The Stoics treated this distinction not as an abstract theory, but as a daily discipline. It is the foundation of a calm and ordered life.

What Is Not in Your Control

Many people assume control means influence over results. If you work hard, you should succeed. If you are kind, others should respond well. If you plan carefully, things should go as expected.

This assumption is false.

Outcomes are never fully under your control. You can prepare thoroughly and still fail. You can act wisely and still be misunderstood. You can do everything “right” and still face loss. External events are shaped by chance, other people’s choices, and conditions far beyond your reach.

Other people are also not in your control. Their opinions, emotions, decisions, and character belong to them. Trying to manage these leads to anxiety, resentment, and manipulation. The Stoics regarded this as a fundamental error: treating others’ minds as if they were extensions of your own.

Even emotions, in the raw sense, are not directly controllable. Fear, anger, sadness, and desire often arise before conscious thought. Expecting never to feel them is unrealistic. Suppressing them only creates further disturbance.

What Is in Your Control

The Stoic answer is narrower than most expect, but far more solid.

You control your judgments — how you interpret events. You control your intentions — what you aim at. You control your actions — what you choose to do with the circumstances given to you.

When something happens, the event itself is neutral. Meaning enters only when you judge it as good, bad, insulting, unfair, or disastrous. That judgment is yours. You may not choose what occurs, but you choose how you understand it.

You also control whether your actions align with reason and character. You cannot guarantee success, but you can choose to act honestly. You cannot force respect, but you can behave with dignity.
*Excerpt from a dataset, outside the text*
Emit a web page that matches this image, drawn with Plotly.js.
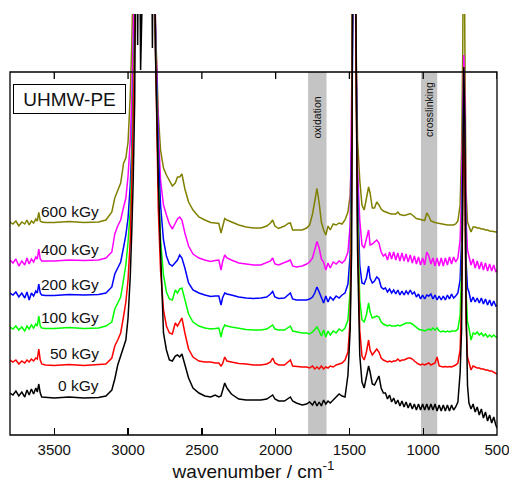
<!DOCTYPE html>
<html>
<head>
<meta charset="utf-8">
<script src="https://cdn.plot.ly/plotly-3.0.1.min.js"></script>
<style>
  html, body { margin: 0; padding: 0; background: #ffffff; }
  #chart { width: 509px; height: 489px; }
</style>
</head>
<body>
<div id="chart"></div>
<script>
// FTIR spectra of UHMW-PE after gamma irradiation, stacked by dose.
// Absorbance values (offset per spectrum); 6 marks a band saturated off the top.
const wavenumber = [
  3800,3780,3760,3740,3720,3700,3685,3670,3655,3640,3625,3615,3605,3595,3585,3560,
  3500,3400,3300,3200,3150,3110,3090,3070,3050,3030,3015,3000,2985,2975,2965,2955,
  2945,2935,2925,2915,2900,2880,2860,2845,2835,2825,
  2815,2805,2795,2780,2760,2740,2720,2700,2680,2665,2650,2635,2615,2590,2560,2520,2480,2440,2410,2385,
  2370,2360,2345,2330,2300,2250,2200,2150,2100,2060,2035,2020,2005,1980,1940,1915,1900,1885,1860,1820,
  1790,1770,1750,1735,1720,1705,1690,1675,1660,1645,1630,1610,1590,1570,1550,1530,1510,1495,1485,1475,
  1465,1455,1445,1430,1415,1400,1385,1370,1360,1345,1330,1315,1300,1285,1270,
  1256,1242,1228,1214,1200,1186,1172,1158,1144,1130,1116,1102,1088,1074,1060,1046,1032,1018,1004,990,
  976,962,948,934,920,906,892,878,864,850,836,822,808,794,
  780,765,750,740,732,725,718,710,700,
  690,676,662,648,634,620,606,592,578,564,550,536,522,508,500
];

const dose0 = [
  0.42,0.40,0.44,0.39,0.43,0.38,0.45,0.40,0.46,0.41,0.47,0.43,0.51,0.42,0.38,0.375,
  0.37,0.38,0.37,0.375,0.39,0.45,0.56,0.70,0.80,0.88,0.95,1.17,1.59,2.03,2.55,3.35,
  6,3.90,6,3.65,6,6,6,6,3.87,6,
  3.85,3.15,2.55,1.85,1.02,0.85,0.75,0.74,0.79,0.80,0.78,0.81,0.71,0.57,0.47,0.42,0.39,0.38,0.40,0.38,
  0.39,0.45,0.52,0.47,0.41,0.36,0.35,0.35,0.35,0.36,0.38,0.40,0.36,0.34,0.34,0.36,0.38,0.34,0.32,0.30,
  0.31,0.33,0.30,0.34,0.29,0.33,0.29,0.35,0.31,0.34,0.32,0.35,0.38,0.41,0.39,0.38,0.60,1.05,1.85,6,
  6,3.75,1.85,0.80,0.53,0.47,0.57,0.69,0.63,0.51,0.50,0.55,0.59,0.47,0.42,
  0.42,0.36,0.40,0.33,0.37,0.31,0.35,0.29,0.34,0.28,0.33,0.27,0.32,0.26,0.31,0.25,0.31,0.25,0.31,0.25,
  0.31,0.25,0.31,0.25,0.31,0.24,0.30,0.24,0.30,0.24,0.30,0.24,0.30,0.25,
  0.28,0.33,0.62,1.05,2.55,3.68,3.15,1.35,0.50,
  0.32,0.26,0.31,0.23,0.28,0.20,0.26,0.17,0.23,0.14,0.20,0.12,0.18,0.10,0.07
];

const dose50 = [
  0.75,0.73,0.75,0.71,0.74,0.72,0.75,0.73,0.76,0.74,0.77,0.76,0.86,0.75,0.71,0.70,
  0.695,0.705,0.695,0.70,0.71,0.77,0.89,0.95,1.02,1.19,1.33,1.55,1.95,2.50,3.15,3.85,
  6,6,6,6,6,6,6,6,6,6,
  3.95,2.95,2.25,1.65,1.25,1.09,1.02,1.01,1.12,1.09,1.13,1.17,1.02,0.86,0.78,0.74,0.73,0.73,0.72,0.72,
  0.69,0.71,0.78,0.74,0.73,0.715,0.71,0.70,0.70,0.71,0.73,0.77,0.72,0.70,0.70,0.73,0.75,0.69,0.685,0.68,
  0.68,0.67,0.69,0.66,0.68,0.66,0.69,0.66,0.68,0.67,0.69,0.68,0.70,0.71,0.72,0.75,0.83,1.15,2.35,6,
  6,3.55,2.05,1.05,0.79,0.75,0.83,0.95,0.85,0.80,0.83,0.86,0.83,0.77,0.75,
  0.74,0.73,0.74,0.73,0.74,0.74,0.76,0.74,0.75,0.75,0.76,0.77,0.77,0.76,0.74,0.72,0.71,0.70,0.71,0.70,
  0.71,0.72,0.70,0.71,0.72,0.78,0.69,0.685,0.68,0.685,0.68,0.685,0.68,0.69,
  0.70,0.72,0.85,1.35,2.55,3.25,2.55,1.15,0.78,
  0.73,0.65,0.69,0.68,0.67,0.67,0.66,0.66,0.65,0.65,0.64,0.64,0.63,0.62,0.61
];

const dose100 = [
  1.08,1.06,1.09,1.05,1.08,1.04,1.09,1.06,1.10,1.07,1.11,1.09,1.19,1.09,1.07,1.065,
  1.065,1.075,1.065,1.07,1.09,1.13,1.26,1.32,1.38,1.56,1.70,1.93,2.25,2.70,3.30,4.15,
  6,6,6,6,6,6,6,6,6,6,
  4.05,3.25,2.55,1.95,1.60,1.43,1.36,1.35,1.45,1.42,1.46,1.47,1.35,1.21,1.13,1.09,1.07,1.06,1.065,1.07,
  0.98,1.05,1.10,1.09,1.08,1.065,1.055,1.05,1.05,1.06,1.08,1.10,1.06,1.05,1.05,1.07,1.09,1.04,1.03,1.02,
  1.02,1.01,1.03,1.05,1.08,1.04,0.99,1.05,0.98,1.04,1.00,1.04,1.02,1.06,1.04,1.07,1.15,1.45,2.55,6,
  6,3.65,2.25,1.35,1.15,1.13,1.20,1.32,1.23,1.17,1.18,1.19,1.18,1.13,1.11,
  1.10,1.09,1.10,1.09,1.09,1.09,1.10,1.09,1.10,1.11,1.12,1.12,1.12,1.11,1.09,1.07,1.06,1.05,1.05,1.04,
  1.05,1.06,1.05,1.07,1.05,1.07,1.04,1.03,1.04,1.03,1.04,1.03,1.04,1.04,
  1.04,1.06,1.20,1.65,2.75,3.35,2.75,1.45,1.13,
  1.07,0.95,1.02,1.01,1.03,1.00,1.02,0.99,1.01,0.98,1.00,0.98,1.00,0.98,0.98
];

const dose200 = [
  1.42,1.40,1.43,1.38,1.42,1.37,1.43,1.35,1.42,1.39,1.44,1.42,1.51,1.42,1.40,1.395,
  1.395,1.405,1.40,1.405,1.42,1.48,1.61,1.67,1.73,1.88,2.00,2.17,2.50,2.85,3.45,4.30,
  6,6,6,6,6,6,6,6,6,6,
  4.10,3.40,2.85,2.30,1.95,1.79,1.71,1.69,1.73,1.75,1.80,1.77,1.67,1.52,1.45,1.42,1.40,1.385,1.39,1.39,
  1.30,1.37,1.42,1.41,1.40,1.38,1.37,1.365,1.37,1.38,1.41,1.435,1.38,1.365,1.37,1.40,1.42,1.36,1.35,1.35,
  1.35,1.36,1.38,1.42,1.48,1.43,1.37,1.32,1.39,1.33,1.38,1.35,1.39,1.37,1.40,1.42,1.51,1.80,2.85,6,
  6,3.75,2.45,1.70,1.52,1.51,1.57,1.69,1.57,1.52,1.54,1.58,1.56,1.48,1.46,
  1.47,1.43,1.46,1.42,1.45,1.41,1.45,1.40,1.44,1.40,1.44,1.41,1.45,1.41,1.43,1.38,1.41,1.36,1.40,1.36,
  1.40,1.39,1.41,1.36,1.40,1.35,1.39,1.35,1.39,1.35,1.40,1.36,1.41,1.37,
  1.39,1.42,1.55,1.95,2.85,3.45,2.95,1.75,1.47,
  1.43,1.33,1.38,1.33,1.37,1.32,1.37,1.31,1.36,1.30,1.35,1.29,1.34,1.29,1.30
];

const dose400 = [
  1.75,1.72,1.76,1.69,1.74,1.70,1.77,1.71,1.76,1.73,1.78,1.76,1.86,1.76,1.74,1.74,
  1.74,1.75,1.745,1.75,1.77,1.83,2.01,2.09,2.15,2.28,2.37,2.59,2.95,3.35,4.10,6,
  6,6,6,6,6,6,6,6,6,6,
  4.15,3.55,3.05,2.55,2.30,2.20,2.11,2.06,2.11,2.16,2.18,2.15,2.02,1.89,1.81,1.77,1.75,1.735,1.745,1.75,
  1.65,1.73,1.80,1.77,1.75,1.72,1.71,1.70,1.70,1.72,1.74,1.77,1.71,1.70,1.72,1.74,1.75,1.69,1.68,1.69,
  1.71,1.73,1.77,1.85,1.935,1.87,1.76,1.73,1.65,1.72,1.67,1.73,1.71,1.74,1.72,1.75,1.83,2.10,3.05,6,
  6,3.85,2.65,2.15,1.90,1.87,1.95,2.05,1.90,1.91,1.93,1.95,1.92,1.83,1.79,
  1.81,1.75,1.83,1.76,1.83,1.75,1.82,1.74,1.82,1.74,1.81,1.73,1.80,1.72,1.79,1.71,1.78,1.70,1.77,1.70,
  1.83,1.79,1.71,1.77,1.69,1.77,1.69,1.77,1.69,1.77,1.70,1.78,1.71,1.78,
  1.73,1.77,1.95,2.45,3.25,3.80,3.35,2.15,1.85,
  1.79,1.70,1.76,1.67,1.74,1.66,1.73,1.65,1.72,1.64,1.71,1.64,1.70,1.63,1.65
];

const dose600 = [
  2.13,2.11,2.14,2.09,2.13,2.11,2.15,2.10,2.14,2.12,2.16,2.14,2.225,2.14,2.13,2.125,
  2.125,2.135,2.125,2.13,2.15,2.23,2.37,2.44,2.52,2.72,2.77,2.93,3.40,3.90,6,6,
  6,6,6,6,6,6,6,6,6,6,
  4.15,3.65,3.20,2.85,2.67,2.60,2.55,2.49,2.52,2.58,2.58,2.61,2.46,2.33,2.25,2.18,2.15,2.125,2.12,2.115,
  2.02,2.09,2.165,2.15,2.13,2.10,2.08,2.07,2.07,2.09,2.12,2.15,2.09,2.065,2.09,2.115,2.12,2.05,2.05,2.05,
  2.07,2.10,2.21,2.35,2.465,2.32,2.13,2.05,2.00,2.09,2.05,2.11,2.10,2.12,2.11,2.15,2.23,2.40,2.85,6,
  6,3.95,2.95,2.55,2.30,2.25,2.35,2.48,2.42,2.27,2.27,2.33,2.30,2.26,2.24,
  2.23,2.22,2.215,2.21,2.21,2.21,2.23,2.205,2.20,2.195,2.20,2.21,2.215,2.20,2.18,2.165,2.16,2.155,2.15,2.145,
  2.22,2.19,2.14,2.13,2.125,2.12,2.115,2.11,2.105,2.105,2.10,2.10,2.10,2.10,
  2.11,2.14,2.30,2.85,3.85,6,3.95,2.45,2.13,
  2.09,2.03,2.08,2.08,2.07,2.07,2.06,2.06,2.05,2.05,2.04,2.04,2.035,2.03,2.03
];

const doseLabels = ['0 kGy', '50 kGy', '100 kGy', '200 kGy', '400 kGy', '600 kGy'];
const spectra = [dose0, dose50, dose100, dose200, dose400, dose600];
const lineColors = ['#000000', '#ff0000', '#00ff00', '#0000ff', '#ff00ff', '#808000'];
const tickValues = [3500, 3000, 2500, 2000, 1500, 1000, 500];
const bandNames = ['oxidation', 'crosslinking'];
const bandFrom = [1780, 1015];
const bandTo = [1655, 905];

// Layout constants
const FONT = 'Liberation Sans, Arial, Helvetica, sans-serif';
const TEXT = '#111111';
const frameTop = 0.8622;          // top edge of the framed box (paper units)
const tickLenPaper = 7 / 421;     // 7 px inside the frame
const labelX = 3185;              // right edge of the dose labels
const labelY = [0.50, 0.82, 1.18, 1.51, 1.853, 2.233];
const bandLabelY = [0.755, 0.772];

// Draw the highest dose first so the unirradiated spectrum ends up on top.
const traces = [];
for (let i = spectra.length - 1; i >= 0; i--) {
  traces.push({
    type: 'scatter',
    mode: 'lines',
    x: wavenumber,
    y: spectra[i],
    name: doseLabels[i],
    line: { color: lineColors[i], width: 1.5 },
    hoverinfo: 'skip'
  });
}

const shapes = [];
bandNames.forEach((n, i) => {
  shapes.push({
    type: 'rect', layer: 'below',
    xref: 'x', yref: 'paper',
    x0: bandFrom[i], x1: bandTo[i], y0: 0, y1: frameTop,
    fillcolor: '#c4c4c4', line: { width: 0 }
  });
});
// frame around the plotting box
shapes.push({
  type: 'rect', layer: 'above',
  xref: 'paper', yref: 'paper',
  x0: 0, x1: 1, y0: 0, y1: frameTop,
  line: { color: '#000000', width: 1.3 }
});
// mirrored ticks along the top edge of the frame
tickValues.forEach(v => {
  shapes.push({
    type: 'line', layer: 'above',
    xref: 'x', yref: 'paper',
    x0: v, x1: v, y0: frameTop, y1: frameTop - tickLenPaper,
    line: { color: '#000000', width: 1.3 }
  });
});

const annotations = [];
doseLabels.forEach((t, i) => {
  annotations.push({
    xref: 'x', yref: 'y', x: labelX, y: labelY[i],
    xanchor: 'right', yanchor: 'middle',
    text: t, showarrow: false,
    font: { family: FONT, size: 15.5, color: TEXT }
  });
});
bandNames.forEach((n, i) => {
  annotations.push({
    xref: 'x', yref: 'paper',
    x: (bandFrom[i] + bandTo[i]) / 2, y: bandLabelY[i],
    xanchor: 'center', yanchor: 'middle',
    text: n, textangle: -90, showarrow: false,
    font: { family: FONT, size: 10.5, color: TEXT }
  });
});
annotations.push({
  xref: 'paper', yref: 'paper', x: 0.0062, y: 0.8337,
  xanchor: 'left', yanchor: 'top',
  text: 'UHMW-PE', showarrow: false,
  font: { family: FONT, size: 19, color: TEXT },
  bgcolor: '#ffffff', bordercolor: '#000000', borderwidth: 1, borderpad: 2,
  width: 107, height: 24
});

const layout = {
  width: 509, height: 489,
  margin: { l: 10, r: 12, t: 14, b: 54 },
  paper_bgcolor: '#ffffff', plot_bgcolor: '#ffffff',
  showlegend: false,
  font: { family: FONT, color: TEXT },
  xaxis: {
    range: [3800, 500],
    tickvals: tickValues,
    ticktext: tickValues.map(String),
    ticks: 'inside', ticklen: 7, tickwidth: 1.3, tickcolor: '#000000',
    ticklabelstandoff: 4,
    ticklabeloverflow: 'allow',
    showline: false, showgrid: false, zeroline: false,
    tickfont: { family: FONT, size: 15, color: TEXT },
    title: { text: 'wavenumber / cm<sup>-1</sup>', font: { family: FONT, size: 19, color: TEXT }, standoff: 6 },
    automargin: false
  },
  yaxis: { range: [0, 4.21], visible: false, fixedrange: true },
  shapes: shapes,
  annotations: annotations
};

Plotly.newPlot('chart', traces, layout, { staticPlot: true, displayModeBar: false });
</script>
</body>
</html>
You cannot eliminate risk, but you can respond thoughtfully rather than impulsively.

This is the Stoic idea of freedom: not control over the world, but self-governance within it.

Common Modern Misunderstandings

A frequent misunderstanding is believing that control means emotional numbness. Stoicism does not demand the absence of feeling. It demands clarity about what feelings represent. Emotions signal impressions; they are not commands. The disciplined person notices them without surrendering judgment.

Another mistake is equating Stoicism with passivity. Accepting what you cannot control does not mean doing nothing. It means acting where action is possible and letting go where it is not. A Stoic still plans, works, speaks, and corrects errors — but without the illusion that effort guarantees outcome.

Finally, many assume that inner control means self-blame for everything. This too is incorrect. The Stoic does not accuse himself for events beyond his agency. Responsibility is limited to choice, not result.

Practical Examples

If you are passed over for a promotion, the decision itself is not yours. Your response is. You can reflect on your performance honestly, improve where needed, and maintain professional conduct — or you can grow bitter over a verdict you cannot change.

If someone insults you, the words are external. Whether they wound you depends on whether you judge them as damaging. You still choose how to respond, or whether to respond at all.

If you feel anxious before an important conversation, the sensation is natural. What matters is whether you treat that anxiety as a reason to avoid responsibility, or as a passing state that does not dictate your actions.

A Daily Application

Each day presents countless chances to practice this distinction. Pause briefly when something goes wrong. Ask: Is this within my control? If it is not, release it without complaint. If it is, act with care and restraint.

This habit does not make life easier in the sense of comfort. It makes life clearer. Over time, clarity produces steadiness. And steadiness is the quiet strength the Stoics valued above all else.